Mr. Solomon, 56, joined Goldman Sachs in 1999 and was previously co-head of its investment banking division.

He grew up in suburban Hartsdale, N.Y., and joined the commercial bank Irving Trust after college.

In the early 1990s, he began working at Bear Stearns and helped run the bank’s junk bonds division. He was a rare outsider to join Goldman as a partner when he was hired in 1999.

A New Jersey native, Mr. Schwartz, 54, has worked as Goldman since 1997. He worked his way through the ranks, serving as co-head of the Americas financing group in the investment banking division and as global head of securities division sales. He was named a partner in 2002.

Mr. Schwartz served as the global co-head of the securities division from 2008 to 2013, before he was named chief financial officer.

He also began working in finance on an inauspicious day: his first day on a trading floor in 1987 was Black Monday, when the stock market plunged 22 percent.


From Goldman Sachs

HARVEY M. SCHWARTZ TO RETIRE FROM GOLDMAN SACHS, DAVID M. SOLOMON TO SERVE AS SOLE PRESIDENT AND CHIEF OPERATING OFFICER

NEW YORK, March 12, 2018 – The Goldman Sachs Group, Inc. (NYSE: GS) today announced that Harvey Schwartz, the firm’s President and Co-Chief Operating Officer, has decided to retire effective April 20, 2018. David Solomon will serve as sole President and Chief Operating Officer of the firm upon Harvey’s retirement.

“Over his 20-year career at Goldman Sachs, Harvey has held leadership roles across a broad range of the firm’s operations – from Securities and Investment Banking to the Executive Office, where he served as Chief Financial Officer; and most recently, as President and Co-Chief Operating Officer.
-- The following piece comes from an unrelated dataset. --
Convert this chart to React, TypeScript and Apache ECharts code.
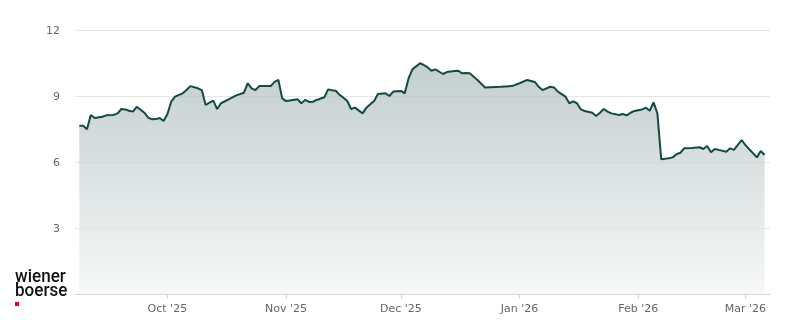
import React, { useEffect, useRef } from "react";
import * as echarts from "echarts";

const dates = [
  "2025-09-08", "2025-09-09", "2025-09-10", "2025-09-11", "2025-09-12", "2025-09-14", "2025-09-15", "2025-09-17", "2025-09-18", "2025-09-19",
  "2025-09-20", "2025-09-21", "2025-09-22", "2025-09-23", "2025-09-25", "2025-09-26", "2025-09-27", "2025-09-28", "2025-09-29", "2025-09-30",
  "2025-10-01", "2025-10-02", "2025-10-03", "2025-10-05", "2025-10-06", "2025-10-07", "2025-10-09", "2025-10-10", "2025-10-11", "2025-10-12",
  "2025-10-13", "2025-10-14", "2025-10-15", "2025-10-17", "2025-10-18", "2025-10-19", "2025-10-21", "2025-10-22", "2025-10-23", "2025-10-24",
  "2025-10-25", "2025-10-26", "2025-10-28", "2025-10-29", "2025-10-30", "2025-10-31",
  "2025-11-01", "2025-11-02", "2025-11-04", "2025-11-05", "2025-11-06", "2025-11-07", "2025-11-08", "2025-11-09", "2025-11-11", "2025-11-12",
  "2025-11-13", "2025-11-14", "2025-11-15", "2025-11-16", "2025-11-17", "2025-11-18", "2025-11-19", "2025-11-21", "2025-11-22", "2025-11-23",
  "2025-11-24", "2025-11-25", "2025-11-27", "2025-11-28", "2025-11-29",
  "2025-12-01", "2025-12-02", "2025-12-03", "2025-12-04", "2025-12-06", "2025-12-07", "2025-12-08", "2025-12-09", "2025-12-10", "2025-12-12",
  "2025-12-13", "2025-12-15", "2025-12-16", "2025-12-17", "2025-12-18", "2025-12-19", "2025-12-21", "2025-12-23", "2025-12-27", "2025-12-30",
  "2026-01-01", "2026-01-03", "2026-01-05", "2026-01-06", "2026-01-07", "2026-01-09", "2026-01-10", "2026-01-11", "2026-01-13", "2026-01-14",
  "2026-01-15", "2026-01-16", "2026-01-17", "2026-01-18", "2026-01-20", "2026-01-21", "2026-01-22", "2026-01-23", "2026-01-24", "2026-01-25",
  "2026-01-27", "2026-01-28", "2026-01-29", "2026-01-30", "2026-01-31",
  "2026-02-02", "2026-02-03", "2026-02-04", "2026-02-05", "2026-02-06", "2026-02-07", "2026-02-09", "2026-02-10", "2026-02-11", "2026-02-12",
  "2026-02-13", "2026-02-15", "2026-02-17", "2026-02-18", "2026-02-19", "2026-02-20", "2026-02-21", "2026-02-22", "2026-02-24", "2026-02-25",
  "2026-02-26", "2026-02-28",
  "2026-03-01", "2026-03-02", "2026-03-04", "2026-03-05", "2026-03-06",
];

const prices = [
  7.65, 7.65, 7.49, 8.14, 8.0, 8.06, 8.12, 8.14, 8.21, 8.41,
  8.39, 8.33, 8.29, 8.51, 8.24, 8.02, 7.94, 7.95, 8.0, 7.86,
  8.17, 8.74, 8.97, 9.12, 9.27, 9.45, 9.35, 9.27, 8.59, 8.7,
  8.79, 8.41, 8.67, 8.85, 8.94, 9.03, 9.15, 9.58, 9.35, 9.27,
  9.45, 9.45, 9.45, 9.64, 9.73, 8.89,
  8.77, 8.8, 8.85, 8.67, 8.82, 8.73, 8.74, 8.82, 8.94, 9.3,
  9.26, 9.24, 9.05, 8.92, 8.77, 8.41, 8.47, 8.21, 8.47, 8.62,
  8.77, 9.09, 9.12, 9.0, 9.2,
  9.23, 9.12, 9.8, 10.21, 10.49, 10.41, 10.3, 10.15, 10.21, 10.0,
  10.09, 10.14, 10.15, 10.03, 10.05, 10.03, 9.73, 9.39, 9.42, 9.45,
  9.58, 9.73, 9.64, 9.42, 9.27, 9.42, 9.39, 9.2, 8.97, 8.67,
  8.76, 8.67, 8.39, 8.32, 8.24, 8.09, 8.24, 8.41, 8.29, 8.21,
  8.14, 8.18, 8.12, 8.24, 8.32,
  8.39, 8.47, 8.33, 8.71, 8.21, 6.12, 6.17, 6.21, 6.35, 6.42,
  6.62, 6.64, 6.67, 6.59, 6.73, 6.44, 6.59, 6.55, 6.47, 6.62,
  6.55, 7.0,
  6.77, 6.58, 6.21, 6.5, 6.32,
];

const xRange = ["2025-09-06 21:00", "2026-03-07 10:00"];
const yMin = 0;
const yMax = 12;
const yStep = 3;
const monthNames = ["Jan", "Feb", "Mar", "Apr", "May", "Jun", "Jul", "Aug", "Sep", "Oct", "Nov", "Dec"];
const logoLines = ["wiener", "boerse"];

const DAY = 86400000;

export default function App() {
  const ref = useRef<HTMLDivElement>(null);
  useEffect(() => {
    const chart = echarts.init(ref.current!, null, { renderer: "svg" });
    const data = dates.map((d, i) => [d, prices[i]]);
    chart.setOption({
      animation: false,
      grid: { left: 75, right: 30, top: 30, bottom: 30 },
      xAxis: {
        type: "time",
        min: xRange[0],
        max: xRange[1],
        splitNumber: 6,
        minInterval: 28 * DAY,
        maxInterval: 31 * DAY,
        axisLine: { lineStyle: { color: "#ccd6eb", width: 1 } },
        axisTick: { show: true, length: 5, lineStyle: { color: "#ccd6eb" } },
        splitLine: { show: false },
        axisLabel: {
          color: "#666666",
          fontSize: 11,
          fontFamily: "DejaVu Sans",
          margin: 9,
          formatter: (v: number) => {
            const d = new Date(v);
            if (d.getDate() !== 1) return "";
            return monthNames[d.getMonth()] + " '" + String(d.getFullYear()).slice(2);
          },
        },
      },
      yAxis: {
        type: "value",
        min: yMin,
        max: yMax,
        interval: yStep,
        axisLine: { show: false },
        axisTick: { show: false },
        splitLine: { lineStyle: { color: "#e6e6e6", width: 1 } },
        axisLabel: {
          color: "#666666",
          fontSize: 11,
          fontFamily: "DejaVu Sans",
          margin: 15,
          showMinLabel: false,
        },
      },
      graphic: [
        {
          type: "text",
          left: 15,
          top: 267,
          style: { text: logoLines[0], fill: "#111111", font: "500 18px Roboto" },
          scaleX: 0.95,
        },
        {
          type: "text",
          left: 15,
          top: 281,
          style: { text: logoLines[1], fill: "#111111", font: "500 18px Roboto" },
          scaleX: 0.95,
        },
        {
          type: "rect",
          left: 15,
          top: 302,
          shape: { width: 4, height: 4 },
          style: { fill: "#e30613" },
        },
      ],
      series: [
        {
          type: "line",
          data,
          showSymbol: false,
          symbol: "none",
          lineStyle: { color: "#134a44", width: 2 },
          areaStyle: {
            color: new echarts.graphic.LinearGradient(0, 0, 0, 1, [
              { offset: 0, color: "#a9bab8" },
              { offset: 1, color: "#f3f5f5" },
            ]),
          },
        },
      ],
    });
    return () => chart.dispose();
  }, []);
  return <div ref={ref} style={{ position: "fixed", left: 0, top: 0, width: 800, height: 324 }} />;
}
Harvey’s work ethic, command of complexity, and client focus have defined his career at the firm,” said Lloyd C. Blankfein, Chairman and CEO of Goldman Sachs. “Harvey has been a mentor to many, and his influence has made an indelible impact on generations of professionals at Goldman Sachs. I want to thank Harvey for all he’s done for the firm.”
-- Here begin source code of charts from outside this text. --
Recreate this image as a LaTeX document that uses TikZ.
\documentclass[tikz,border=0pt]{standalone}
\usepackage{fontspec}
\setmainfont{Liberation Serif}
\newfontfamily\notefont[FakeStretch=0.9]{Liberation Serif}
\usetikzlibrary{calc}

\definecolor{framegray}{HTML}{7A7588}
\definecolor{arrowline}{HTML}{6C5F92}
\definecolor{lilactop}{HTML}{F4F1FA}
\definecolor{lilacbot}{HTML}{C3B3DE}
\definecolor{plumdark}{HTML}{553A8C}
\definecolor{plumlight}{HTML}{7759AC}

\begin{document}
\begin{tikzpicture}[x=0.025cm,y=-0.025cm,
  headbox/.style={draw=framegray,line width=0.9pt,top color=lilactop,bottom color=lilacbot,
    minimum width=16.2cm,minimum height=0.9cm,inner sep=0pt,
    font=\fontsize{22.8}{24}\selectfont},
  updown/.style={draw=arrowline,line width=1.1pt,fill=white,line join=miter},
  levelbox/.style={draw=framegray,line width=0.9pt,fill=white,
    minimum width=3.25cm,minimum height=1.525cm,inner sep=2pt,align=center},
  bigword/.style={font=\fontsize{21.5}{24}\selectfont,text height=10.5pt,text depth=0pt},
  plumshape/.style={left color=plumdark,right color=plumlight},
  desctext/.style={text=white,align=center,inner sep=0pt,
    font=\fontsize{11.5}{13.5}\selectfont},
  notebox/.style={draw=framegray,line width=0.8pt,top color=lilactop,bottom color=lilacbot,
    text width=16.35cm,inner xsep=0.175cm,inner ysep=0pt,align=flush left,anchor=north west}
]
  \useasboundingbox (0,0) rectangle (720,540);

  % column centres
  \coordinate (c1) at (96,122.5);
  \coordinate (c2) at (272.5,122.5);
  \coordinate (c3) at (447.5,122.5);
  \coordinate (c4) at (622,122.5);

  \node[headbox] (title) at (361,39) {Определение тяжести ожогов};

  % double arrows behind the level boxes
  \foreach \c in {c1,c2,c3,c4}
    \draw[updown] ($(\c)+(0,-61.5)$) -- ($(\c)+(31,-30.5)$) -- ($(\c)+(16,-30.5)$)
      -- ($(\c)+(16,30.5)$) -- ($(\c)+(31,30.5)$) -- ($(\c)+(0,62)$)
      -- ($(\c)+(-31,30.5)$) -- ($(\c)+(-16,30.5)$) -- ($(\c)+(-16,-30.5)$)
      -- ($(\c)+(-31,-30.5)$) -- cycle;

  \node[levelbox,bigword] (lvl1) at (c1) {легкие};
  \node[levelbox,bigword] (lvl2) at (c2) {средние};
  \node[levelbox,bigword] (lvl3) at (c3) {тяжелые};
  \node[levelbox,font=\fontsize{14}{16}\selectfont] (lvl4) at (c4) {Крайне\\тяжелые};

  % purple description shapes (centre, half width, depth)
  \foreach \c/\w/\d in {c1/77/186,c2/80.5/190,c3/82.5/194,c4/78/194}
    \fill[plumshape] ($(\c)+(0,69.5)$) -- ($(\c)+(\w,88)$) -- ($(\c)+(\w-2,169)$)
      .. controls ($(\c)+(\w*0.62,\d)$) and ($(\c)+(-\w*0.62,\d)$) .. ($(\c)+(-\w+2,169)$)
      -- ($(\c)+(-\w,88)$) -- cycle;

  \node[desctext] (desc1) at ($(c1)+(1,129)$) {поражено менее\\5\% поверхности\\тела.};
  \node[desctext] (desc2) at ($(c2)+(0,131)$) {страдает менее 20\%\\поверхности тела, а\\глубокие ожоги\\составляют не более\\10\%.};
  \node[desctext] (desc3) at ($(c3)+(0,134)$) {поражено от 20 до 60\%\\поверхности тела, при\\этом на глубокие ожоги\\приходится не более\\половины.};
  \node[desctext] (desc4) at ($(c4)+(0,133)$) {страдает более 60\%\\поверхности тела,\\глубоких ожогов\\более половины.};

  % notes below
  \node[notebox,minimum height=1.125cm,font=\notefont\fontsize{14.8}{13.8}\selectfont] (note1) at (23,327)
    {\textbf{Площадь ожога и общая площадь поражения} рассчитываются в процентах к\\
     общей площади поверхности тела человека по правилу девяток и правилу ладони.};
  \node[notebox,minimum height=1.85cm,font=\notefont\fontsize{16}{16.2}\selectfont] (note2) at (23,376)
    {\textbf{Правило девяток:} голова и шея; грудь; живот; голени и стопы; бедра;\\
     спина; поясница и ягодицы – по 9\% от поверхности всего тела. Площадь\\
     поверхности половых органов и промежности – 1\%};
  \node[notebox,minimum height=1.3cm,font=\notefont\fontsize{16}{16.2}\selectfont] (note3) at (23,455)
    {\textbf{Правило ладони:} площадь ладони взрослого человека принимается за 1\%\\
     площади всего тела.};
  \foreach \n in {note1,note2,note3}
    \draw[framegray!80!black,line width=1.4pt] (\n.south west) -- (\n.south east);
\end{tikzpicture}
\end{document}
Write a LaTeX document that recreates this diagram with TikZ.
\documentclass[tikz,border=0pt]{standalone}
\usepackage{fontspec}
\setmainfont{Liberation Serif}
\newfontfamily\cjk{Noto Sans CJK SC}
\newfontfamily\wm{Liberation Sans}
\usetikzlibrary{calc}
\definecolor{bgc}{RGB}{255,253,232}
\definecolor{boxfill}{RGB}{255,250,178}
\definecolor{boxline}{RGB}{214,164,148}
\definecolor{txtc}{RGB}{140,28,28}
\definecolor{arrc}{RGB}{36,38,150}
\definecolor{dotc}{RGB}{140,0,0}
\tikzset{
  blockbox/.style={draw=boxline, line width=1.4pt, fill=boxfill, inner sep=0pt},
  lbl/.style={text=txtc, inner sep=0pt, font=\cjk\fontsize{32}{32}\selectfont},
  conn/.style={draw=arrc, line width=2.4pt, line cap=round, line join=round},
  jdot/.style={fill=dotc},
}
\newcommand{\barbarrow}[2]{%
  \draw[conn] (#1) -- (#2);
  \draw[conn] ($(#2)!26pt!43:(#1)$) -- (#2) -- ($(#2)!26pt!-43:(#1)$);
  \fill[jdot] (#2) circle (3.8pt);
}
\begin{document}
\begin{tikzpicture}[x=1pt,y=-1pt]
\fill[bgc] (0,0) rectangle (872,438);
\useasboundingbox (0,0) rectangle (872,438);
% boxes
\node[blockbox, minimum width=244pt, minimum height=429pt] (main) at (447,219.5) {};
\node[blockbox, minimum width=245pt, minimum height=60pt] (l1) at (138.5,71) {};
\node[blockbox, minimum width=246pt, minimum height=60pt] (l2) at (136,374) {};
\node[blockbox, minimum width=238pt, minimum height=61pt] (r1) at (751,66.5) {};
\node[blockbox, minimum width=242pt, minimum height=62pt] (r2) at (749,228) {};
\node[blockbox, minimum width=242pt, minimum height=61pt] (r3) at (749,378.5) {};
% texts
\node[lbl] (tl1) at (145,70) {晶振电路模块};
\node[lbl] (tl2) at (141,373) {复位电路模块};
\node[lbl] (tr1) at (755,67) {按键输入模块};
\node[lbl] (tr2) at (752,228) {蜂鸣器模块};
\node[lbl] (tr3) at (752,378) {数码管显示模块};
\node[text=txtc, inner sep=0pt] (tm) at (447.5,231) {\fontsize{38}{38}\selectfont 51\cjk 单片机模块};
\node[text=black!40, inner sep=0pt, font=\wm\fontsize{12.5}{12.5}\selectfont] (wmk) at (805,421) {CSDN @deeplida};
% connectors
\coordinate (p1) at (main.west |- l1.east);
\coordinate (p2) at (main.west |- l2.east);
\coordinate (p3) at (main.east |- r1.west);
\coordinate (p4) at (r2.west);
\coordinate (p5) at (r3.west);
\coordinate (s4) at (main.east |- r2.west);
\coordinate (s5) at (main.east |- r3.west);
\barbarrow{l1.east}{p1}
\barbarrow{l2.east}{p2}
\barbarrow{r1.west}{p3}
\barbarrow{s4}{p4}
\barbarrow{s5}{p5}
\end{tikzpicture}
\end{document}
“I look forward to continuing to work closely with David in building our franchise around the world, serving our expanding client base and delivering strong returns for our shareholders,” said Blankfein.

Background on Harvey Schwartz

Harvey has served in his current role since January 2017, and prior to that, served for four years as Chief Financial Officer, where he oversaw our most critical financial and risk management processes.

During Harvey’s tenure as Chief Financial Officer, he played a critical role in helping the firm adapt to significant changes in the regulatory environment. In the process, he served as a champion for the vital role of the Federation and contributed significantly to our culture of regulatory compliance.

Prior to being named Chief Financial Officer, Harvey served in a variety of leadership roles. From 2008 to 2013, he served as the global co-head of the Securities Division, where he was instrumental in overseeing growth in our client franchise across FICC and Equities. During the financial crisis, Harvey played an important role in the management of our risk exposures, even while we were meeting the significant needs of our clients.

From 2007 to 2008, Harvey served as global head of Securities Division Sales following his leadership of North American Sales. Prior to that, within Investment Banking, he co-headed the Americas Financing Group, which centralizes financing-related advice, origination and execution. Harvey was named managing director in 1999 and partner in 2002. He joined the firm in 1997 as a vice president.